Try a larger runner VM: https://docs.gitlab.com/ee/ci/runners/saas/linux_saas_runner.html#machine-types-available-for-private-projects-x86-64
If you are using private runners, please post the memory limit configured for the gitlab build pod. It should be in your gitlab runner config.toml file (hopefully in your helm values.yaml file)
The test uses the python:3.11 image, which has a size of 340.88 MB. When run locally with docker, the resulting image has the same size. I would expect the test to work with 4GB memory. But my point is that kaniko seems to create snapshots for each stage. Thus, it makes a difference how many stages are used. A build that crashes if the RUNs are located in multiple stages might work if they are all merged into a single stage.
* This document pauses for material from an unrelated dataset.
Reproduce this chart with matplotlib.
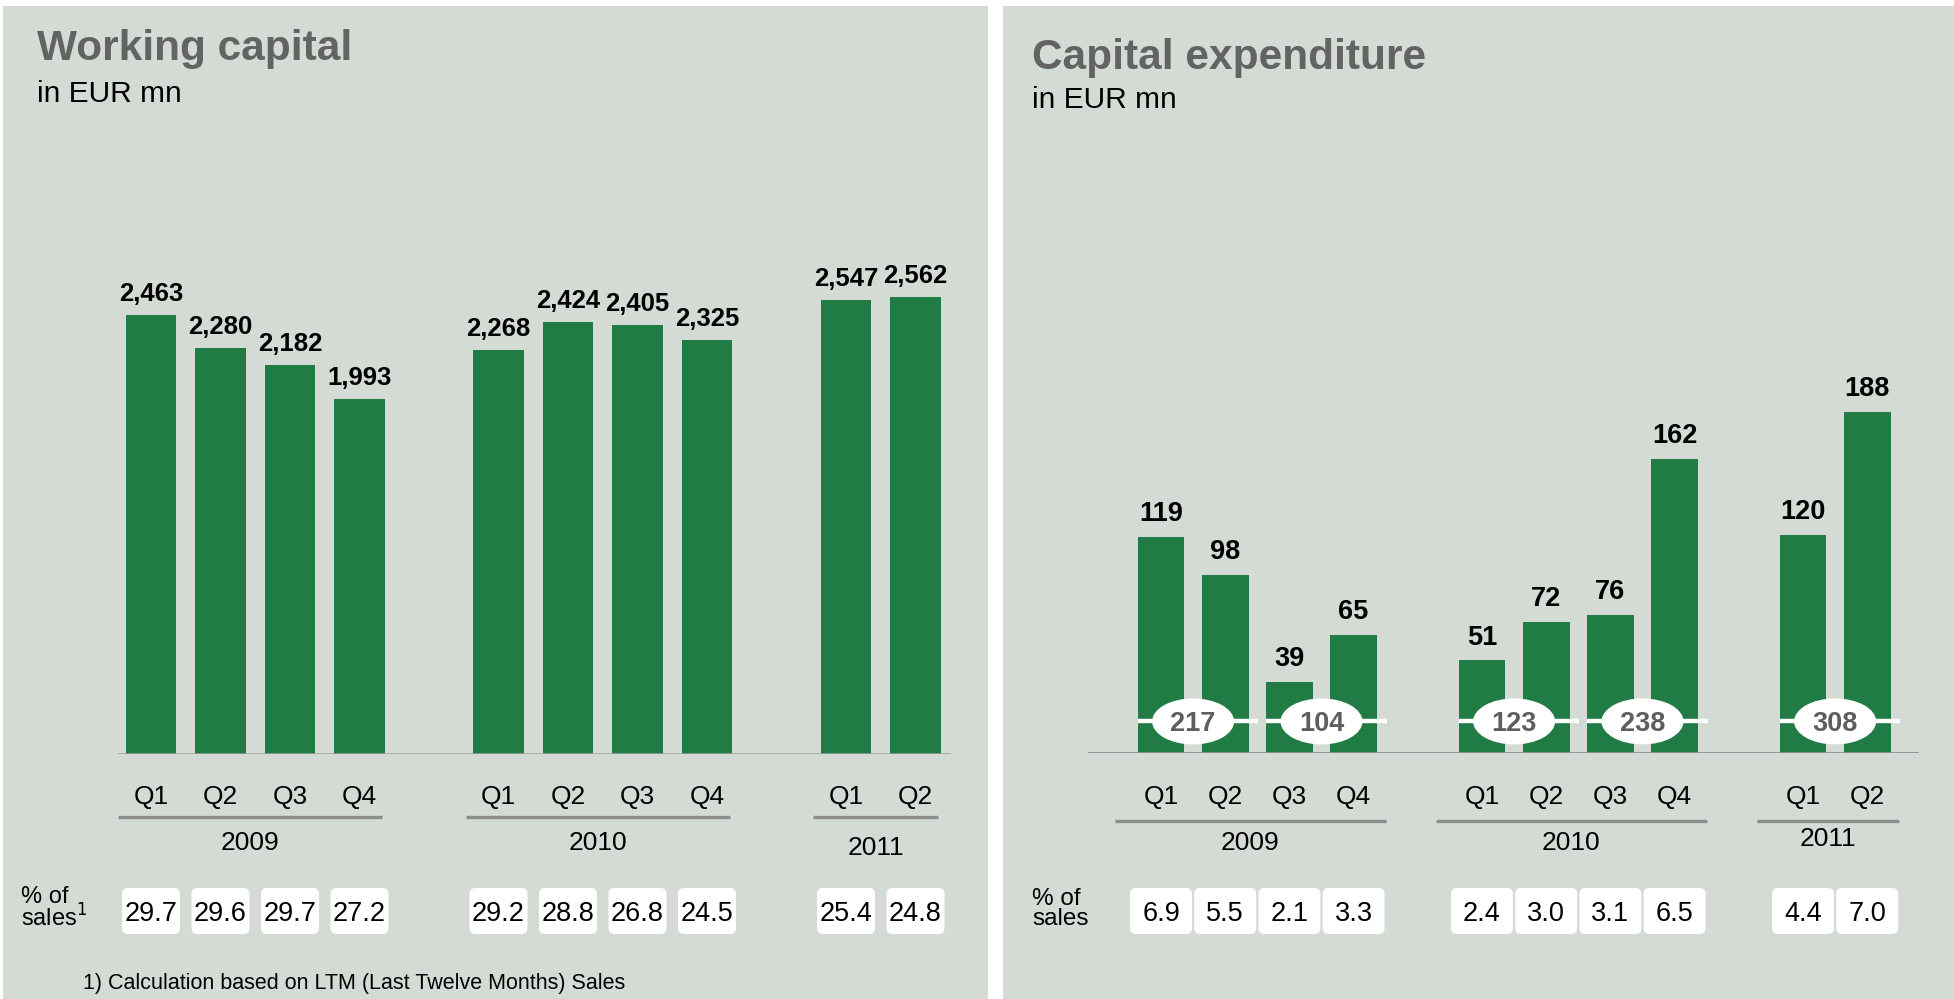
import matplotlib
matplotlib.use("Agg")
import matplotlib.pyplot as plt
from matplotlib.patches import Rectangle, Ellipse, FancyBboxPatch
from matplotlib import font_manager

# ---------------- data ----------------
quarters = ["Q1", "Q2", "Q3", "Q4", "Q1", "Q2", "Q3", "Q4", "Q1", "Q2"]
year_labels = ["2009", "2010", "2011"]
year_of_bar = [0, 0, 0, 0, 1, 1, 1, 1, 2, 2]

wc_values = [2463, 2280, 2182, 1993, 2268, 2424, 2405, 2325, 2547, 2562]
wc_labels = ["2,463", "2,280", "2,182", "1,993", "2,268", "2,424", "2,405", "2,325", "2,547", "2,562"]
wc_pct = ["29.7", "29.6", "29.7", "27.2", "29.2", "28.8", "26.8", "24.5", "25.4", "24.8"]

capex_values = [119, 98, 39, 65, 51, 72, 76, 162, 120, 188]
capex_pct = ["6.9", "5.5", "2.1", "3.3", "2.4", "3.0", "3.1", "6.5", "4.4", "7.0"]
capex_half = [217, 104, 123, 238, 308]
capex_half_pairs = [(0, 1), (2, 3), (4, 5), (6, 7), (8, 9)]

# ---------------- style ----------------
W, H, DPI = 1954, 999, 100
GREEN = "#217b44"
PANEL = "#d4dbd4"
TITLE_GRAY = "#636363"
avail = {f.name for f in font_manager.fontManager.ttflist}
REG = "Liberation Sans"
NARROW = "Liberation Sans Narrow" if "Liberation Sans Narrow" in avail else REG

fig = plt.figure(figsize=(W / DPI, H / DPI), dpi=DPI, facecolor="white")

# overlay axes in pixel coordinates (y from top)
ov = fig.add_axes([0, 0, 1, 1], zorder=0)
ov.set_xlim(0, W)
ov.set_ylim(H, 0)
ov.axis("off")
ov.add_patch(Rectangle((3, 6), 985, H - 6, color=PANEL, lw=0))
ov.add_patch(Rectangle((1003, 6), W - 1003, H - 6, color=PANEL, lw=0))

# x positions: groups separated by one empty slot
positions = [i + g for i, g in enumerate(year_of_bar)]


def make_axes(left_px, right_px, base_px, ymax, px_per_unit):
    height = ymax * px_per_unit
    ax = fig.add_axes([left_px / W, (H - base_px) / H, (right_px - left_px) / W, height / H], zorder=1)
    ax.patch.set_visible(False)
    for s in ax.spines.values():
        s.set_visible(False)
    ax.set_xticks([])
    ax.set_yticks([])
    ax.set_ylim(0, ymax)
    return ax


def px(ax, x):
    return ax.transData.transform((x, 0))[0]


def draw_common(ax, title, title_xy, sub_xy, pct, pct_label, pct_label_x, box_w,
                q_y, line_y, year_y, year_offsets, group_span, line_color, pct_label_size):
    ov.text(title_xy[0], title_xy[1], title, fontsize=30.5, fontweight="bold", color=TITLE_GRAY,
            family=REG, va="center", ha="left")
    ov.text(sub_xy[0], sub_xy[1], "in EUR mn", fontsize=21.5, color="black", family=REG,
            va="center", ha="left")
    # quarter labels
    for p, q in zip(positions, quarters):
        ov.text(px(ax, p), q_y, q, fontsize=19, family=NARROW, ha="center", va="center")
    # group lines and years
    for g, yl in enumerate(year_labels):
        idx = [positions[i] for i in range(len(positions)) if year_of_bar[i] == g]
        x0 = px(ax, min(idx) + group_span[0])
        x1 = px(ax, max(idx) + group_span[1])
        ov.plot([x0, x1], [line_y, line_y], color=line_color, lw=2.4, solid_capstyle="butt")
        ov.text((x0 + x1) / 2, year_y + year_offsets[g], yl,
                fontsize=19, family=NARROW, ha="center", va="center")
    # percent boxes
    for p, t in zip(positions, pct):
        cx = px(ax, p)
        ov.add_patch(FancyBboxPatch((cx - box_w / 2, 888), box_w, 46,
                                    boxstyle="round,pad=0,rounding_size=6",
                                    fc="white", ec="none"))
        ov.text(cx, 911, t, fontsize=19.5, family=NARROW, ha="center", va="center_baseline")
    ov.text(pct_label_x, 909, pct_label, fontsize=pct_label_size, family=REG, ha="left",
            va="center", linespacing=0.85)


# ---------------- left chart: working capital ----------------
wc_scale = 439 / 2463
axL = make_axes(118, 951, 754, 3000, wc_scale)
axL.set_xlim((118 - 151) / 69.5, (951 - 151) / 69.5)
axL.bar(positions, wc_values, width=0.72, color=GREEN, zorder=2)
axL.axhline(0, color="#a0a0a0", lw=1.8, zorder=3)
for p, v, lab in zip(positions, wc_values, wc_labels):
    axL.annotate(lab, (p, v), xytext=(0, 10), textcoords="offset points", ha="center",
                 va="baseline", fontsize=18.5, fontweight="bold", family=REG)

draw_common(axL, "Working capital", (37, 49), (37, 93.5), wc_pct, "% of\nsales$^1$", 21, 58,
            797, 817, 843, [0, 0, 5], (-0.47, 0.33), "#8c8c8c", 17)
ov.text(83, 984, "1) Calculation based on LTM (Last Twelve Months) Sales", fontsize=15.5,
        family=NARROW, ha="left", va="center")

# ---------------- right chart: capital expenditure ----------------
cx_scale = 1.814
axR = make_axes(1088, 1919, 753, 250, cx_scale)
axR.set_xlim((1088 - 1161) / 64.2, (1919 - 1161) / 64.2)
bw = 0.73
axR.bar(positions, capex_values, width=bw, color=GREEN, zorder=2)
axR.axhline(0, color="#8f8f8f", lw=2.0, zorder=3)
for p, v in zip(positions, capex_values):
    axR.annotate(f"{v}", (p, v), xytext=(0, 11.5), textcoords="offset points", ha="center",
                 va="baseline", fontsize=19.5, fontweight="bold", family=NARROW)

ell_y = 17.4
for (a, b), val in zip(capex_half_pairs, capex_half):
    xa, xb = positions[a], positions[b]
    xc = (xa + xb) / 2
    axR.plot([xa - bw / 2, xb + bw / 2 + 0.15], [ell_y, ell_y], color="white", lw=3.2, zorder=4,
             solid_capstyle="butt")
    axR.add_patch(Ellipse((xc, ell_y), 82 / 64.2, 46 / cx_scale, fc="white", ec="none", zorder=5))
    axR.text(xc, ell_y, f"{val}", ha="center", va="center_baseline", fontsize=19.5,
             fontweight="bold", color="#5e5e5e", family=NARROW, zorder=6)

draw_common(axR, "Capital expenditure", (1032, 58), (1032, 99.5), capex_pct, "% of\nsales", 1032, 62,
            797, 821, 843, [0, 0, -4], (-0.72, 0.5), "#8c8c8c", 17.5)

fig.savefig("out.png", dpi=DPI, facecolor="white")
BTW, we use private Gitlab runners. Here's the memory usage during the build:
At stage 34 and a memory usage of ~11 GB, the build was stopped by kubernetes due to the memory consumption.
I've faced the same issue for my build on kubernetes. I'm using a git context and kaniko is using a lot of memory that the build job gets OOMKilled.
I tried adding --compressed-caching=false, no difference.
The logs are below:
Enumerating objects: 977, done.
Counting objects: 100% (912/912), done.
Compressing objects: 100% (492/492), done.
I let kaniko build just the first three stages of my test. Here you can see that each stage is saved in /kaniko/stages :
Thus, each stage adds the full image size, which quickly reaches the limits.
I guess this problem is related to #2275, #2249, and #1333
Hello everyone! I found solution here https://stackoverflow.com/questions/67748472/can-kaniko-take-snapshots-by-each-stage-not-each-run-or-copy-operation adding option to kaniko --single-snapshot
/kaniko/executor
--context "${CI_PROJECT_DIR}"
--dockerfile "${CI_PROJECT_DIR}/Dockerfile"
--destination "${YC_CI_REGISTRY}/${YC_CI_REGISTRY_ID}/${CI_PROJECT_PATH}:${CI_COMMIT_SHA}"
--single-snapshot
--single-snapshot was already included in all the tests I did. It did not seem to change the general behavior.
Yep, indeed --single-snapshot seems to not make any difference at all even for me.
Actually, it seems to be ignored at all: https://github.com/GoogleContainerTools/kaniko/issues/3215
Yep, indeed
--single-snapshotseems to not make any difference at all even for me. Actually, it seems to be ignored at all: #3215
I can confirm that too!
Additionally, I found that while the conda environment is retrieved from cache, the pip environment is not - even when it's unchanged:
INFO[0035] RUN mamba env create --file environment_conda.yml && conda clean -afy
INFO[0035] Found cached layer, extracting to filesystem
INFO[0080] SHELL ["/opt/conda/bin/conda", "run", "-n", "virtualfriend", "/bin/bash", "-c"]
INFO[0080] No files changed in this command, skipping snapshotting.
INFO[0080] COPY environment_pip.txt .
INFO[0080] Taking snapshot of files...
INFO[0080] RUN pip install --no-cache-dir -r environment_pip.txt
INFO[0080] Initializing snapshotter ...
INFO[0080] Taking snapshot of full filesystem...
Maintainers, why are there so many issues regarding this unresolved? Taking snapshot of full filesystem really times out the job so many times at 1:30min. In fact, it also hangs our cluster as a whole, having a lot of terminating Pods that are still active after 9 days. No cleanup... Please improve stability to this project... https://github.com/GoogleContainerTools/kaniko/issues/1333 https://github.com/GoogleContainerTools/kaniko/issues/970 https://github.com/GoogleContainerTools/kaniko/issues/1516
Could you please help us? We dont want taking snapshot
It is https://github.com/GoogleContainerTools/kaniko#flag---use-new-run and apparently this flag conflicts with the flags that make snapshots. I think they should not be used together
Could you please help us? We dont want taking snapshot
On my side, in the end, I switched the build to buildah.
This was also driven by the fact that the company where I work didn't want to provide internal support for kaniko builds anymore since the project is somehow unmaintained.
Still seeing this issue with 1.23.2. Is this looked at?
how about this? https://github.com/GoogleContainerTools/kaniko?tab=readme-ov-file#flag---snapshot-mode
how about this? https://github.com/GoogleContainerTools/kaniko?tab=readme-ov-file#flag---snapshot-mode
I tried the different options and they did not make much of a difference.
In my case, I'm running a CI/CD pipeline in Jenkins, and the container intermittently crashes (about 90% of the time) before Kaniko takes a snapshot, causing issues where files can't be found when trying to take the snapshot. I tried various flags to fix this, but none of them had any effect. To resolve this issue, I simply added a retry mechanism in Jenkins to make the process repeat multiple times in case of failure. Surprisingly, this solution worked, and the container no longer crashes, allowing the snapshot to be taken successfully.